* **Directions for this task**:
Only the lines from the start of the data through the line containing "from plotly.subplots import make_subplots" should be written out, exactly as they are, with both ends included and the pictures left out.

* **Provided data**:
━━━
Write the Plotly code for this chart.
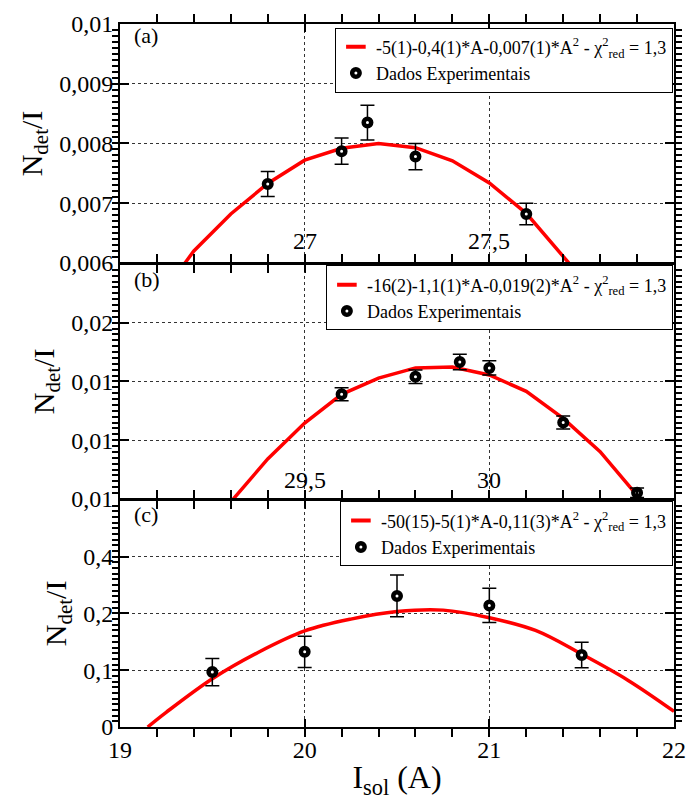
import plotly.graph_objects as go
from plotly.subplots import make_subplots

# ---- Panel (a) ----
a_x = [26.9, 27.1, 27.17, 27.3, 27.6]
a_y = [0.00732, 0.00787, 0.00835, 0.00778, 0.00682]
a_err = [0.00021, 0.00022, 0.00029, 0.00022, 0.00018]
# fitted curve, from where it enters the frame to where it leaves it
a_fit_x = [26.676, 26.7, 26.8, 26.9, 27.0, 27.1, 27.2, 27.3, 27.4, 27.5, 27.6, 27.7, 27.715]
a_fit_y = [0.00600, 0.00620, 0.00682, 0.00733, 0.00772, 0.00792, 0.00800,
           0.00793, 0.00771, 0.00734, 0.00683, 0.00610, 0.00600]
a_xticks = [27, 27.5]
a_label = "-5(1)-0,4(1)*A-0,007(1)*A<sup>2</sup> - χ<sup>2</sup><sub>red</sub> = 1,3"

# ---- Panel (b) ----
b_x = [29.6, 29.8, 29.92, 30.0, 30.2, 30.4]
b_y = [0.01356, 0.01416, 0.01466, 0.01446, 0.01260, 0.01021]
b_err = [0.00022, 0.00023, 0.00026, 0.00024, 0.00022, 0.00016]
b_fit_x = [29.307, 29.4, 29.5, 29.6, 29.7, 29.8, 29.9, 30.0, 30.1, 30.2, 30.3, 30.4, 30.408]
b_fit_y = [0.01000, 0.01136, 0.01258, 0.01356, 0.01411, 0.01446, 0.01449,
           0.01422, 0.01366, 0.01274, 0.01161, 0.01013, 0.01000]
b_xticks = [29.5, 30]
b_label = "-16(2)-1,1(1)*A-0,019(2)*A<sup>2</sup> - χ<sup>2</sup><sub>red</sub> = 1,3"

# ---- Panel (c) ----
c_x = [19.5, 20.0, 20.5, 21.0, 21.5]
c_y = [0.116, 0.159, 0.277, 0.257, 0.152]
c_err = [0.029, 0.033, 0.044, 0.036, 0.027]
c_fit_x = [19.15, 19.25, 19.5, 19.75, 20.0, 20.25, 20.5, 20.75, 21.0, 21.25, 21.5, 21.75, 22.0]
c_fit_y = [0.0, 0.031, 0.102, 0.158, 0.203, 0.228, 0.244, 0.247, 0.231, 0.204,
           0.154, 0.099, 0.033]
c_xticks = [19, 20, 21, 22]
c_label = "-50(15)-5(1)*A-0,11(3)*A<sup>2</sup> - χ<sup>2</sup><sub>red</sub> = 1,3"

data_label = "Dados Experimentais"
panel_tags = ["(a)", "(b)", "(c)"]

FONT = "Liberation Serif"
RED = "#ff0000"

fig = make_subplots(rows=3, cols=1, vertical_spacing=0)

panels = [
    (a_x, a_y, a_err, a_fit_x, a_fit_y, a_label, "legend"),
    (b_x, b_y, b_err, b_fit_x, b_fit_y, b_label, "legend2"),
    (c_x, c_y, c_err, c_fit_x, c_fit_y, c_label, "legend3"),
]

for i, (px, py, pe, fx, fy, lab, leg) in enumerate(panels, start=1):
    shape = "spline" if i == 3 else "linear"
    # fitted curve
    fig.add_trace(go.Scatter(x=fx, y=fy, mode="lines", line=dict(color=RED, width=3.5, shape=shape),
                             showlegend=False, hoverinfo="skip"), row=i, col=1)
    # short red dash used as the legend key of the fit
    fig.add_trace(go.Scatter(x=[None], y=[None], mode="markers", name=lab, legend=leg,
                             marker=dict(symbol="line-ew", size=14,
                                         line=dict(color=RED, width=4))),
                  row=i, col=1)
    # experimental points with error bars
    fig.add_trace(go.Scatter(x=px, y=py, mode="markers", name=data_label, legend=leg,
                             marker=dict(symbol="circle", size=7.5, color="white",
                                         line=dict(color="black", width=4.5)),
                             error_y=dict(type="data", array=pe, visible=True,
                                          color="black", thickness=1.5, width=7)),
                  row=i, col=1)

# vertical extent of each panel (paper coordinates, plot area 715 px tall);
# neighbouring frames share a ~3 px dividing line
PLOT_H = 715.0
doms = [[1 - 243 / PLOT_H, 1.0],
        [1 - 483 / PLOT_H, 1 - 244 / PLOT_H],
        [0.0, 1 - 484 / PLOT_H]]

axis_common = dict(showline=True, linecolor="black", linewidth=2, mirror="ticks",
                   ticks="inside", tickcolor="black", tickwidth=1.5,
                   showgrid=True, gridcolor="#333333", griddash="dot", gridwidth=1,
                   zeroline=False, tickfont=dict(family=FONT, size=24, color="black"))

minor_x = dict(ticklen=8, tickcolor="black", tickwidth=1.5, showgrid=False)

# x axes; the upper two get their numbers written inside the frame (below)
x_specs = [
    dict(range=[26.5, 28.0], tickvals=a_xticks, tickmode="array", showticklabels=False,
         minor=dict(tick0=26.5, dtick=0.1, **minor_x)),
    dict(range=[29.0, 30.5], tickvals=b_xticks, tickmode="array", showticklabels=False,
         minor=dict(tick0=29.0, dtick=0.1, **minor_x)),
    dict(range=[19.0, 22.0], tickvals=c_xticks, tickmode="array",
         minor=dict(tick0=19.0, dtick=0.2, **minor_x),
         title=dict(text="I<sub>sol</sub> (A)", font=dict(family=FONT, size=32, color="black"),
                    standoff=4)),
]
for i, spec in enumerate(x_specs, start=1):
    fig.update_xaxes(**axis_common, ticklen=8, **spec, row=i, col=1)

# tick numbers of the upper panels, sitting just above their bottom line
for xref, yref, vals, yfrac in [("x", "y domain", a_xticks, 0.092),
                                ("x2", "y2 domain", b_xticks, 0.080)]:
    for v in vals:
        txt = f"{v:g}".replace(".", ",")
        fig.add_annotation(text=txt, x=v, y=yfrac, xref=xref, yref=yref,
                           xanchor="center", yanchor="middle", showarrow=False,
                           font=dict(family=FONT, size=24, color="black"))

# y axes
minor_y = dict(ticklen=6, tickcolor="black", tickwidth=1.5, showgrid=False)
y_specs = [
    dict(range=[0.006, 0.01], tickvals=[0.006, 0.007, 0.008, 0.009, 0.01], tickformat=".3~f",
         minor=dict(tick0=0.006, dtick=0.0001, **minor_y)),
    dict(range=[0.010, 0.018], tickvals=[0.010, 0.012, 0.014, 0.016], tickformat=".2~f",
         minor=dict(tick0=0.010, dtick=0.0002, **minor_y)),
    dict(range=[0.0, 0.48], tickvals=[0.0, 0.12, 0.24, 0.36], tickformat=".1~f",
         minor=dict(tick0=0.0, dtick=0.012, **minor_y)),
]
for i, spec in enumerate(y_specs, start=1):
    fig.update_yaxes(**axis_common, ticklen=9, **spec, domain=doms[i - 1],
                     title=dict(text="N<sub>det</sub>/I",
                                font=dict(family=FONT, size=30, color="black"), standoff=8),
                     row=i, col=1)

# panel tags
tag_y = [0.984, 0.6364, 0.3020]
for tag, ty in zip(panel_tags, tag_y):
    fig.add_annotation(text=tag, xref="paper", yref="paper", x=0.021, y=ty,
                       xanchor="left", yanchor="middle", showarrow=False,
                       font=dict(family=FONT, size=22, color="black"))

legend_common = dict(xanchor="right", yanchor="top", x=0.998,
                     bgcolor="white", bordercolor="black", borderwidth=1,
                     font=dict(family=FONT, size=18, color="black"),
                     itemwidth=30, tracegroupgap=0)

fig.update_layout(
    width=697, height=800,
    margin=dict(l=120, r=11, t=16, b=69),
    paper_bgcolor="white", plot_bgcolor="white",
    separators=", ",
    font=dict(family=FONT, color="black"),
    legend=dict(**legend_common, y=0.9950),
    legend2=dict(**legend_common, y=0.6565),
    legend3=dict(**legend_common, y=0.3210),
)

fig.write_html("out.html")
━━━
* **Finished task**:
Write the Plotly code for this chart.
import plotly.graph_objects as go
from plotly.subplots import make_subplots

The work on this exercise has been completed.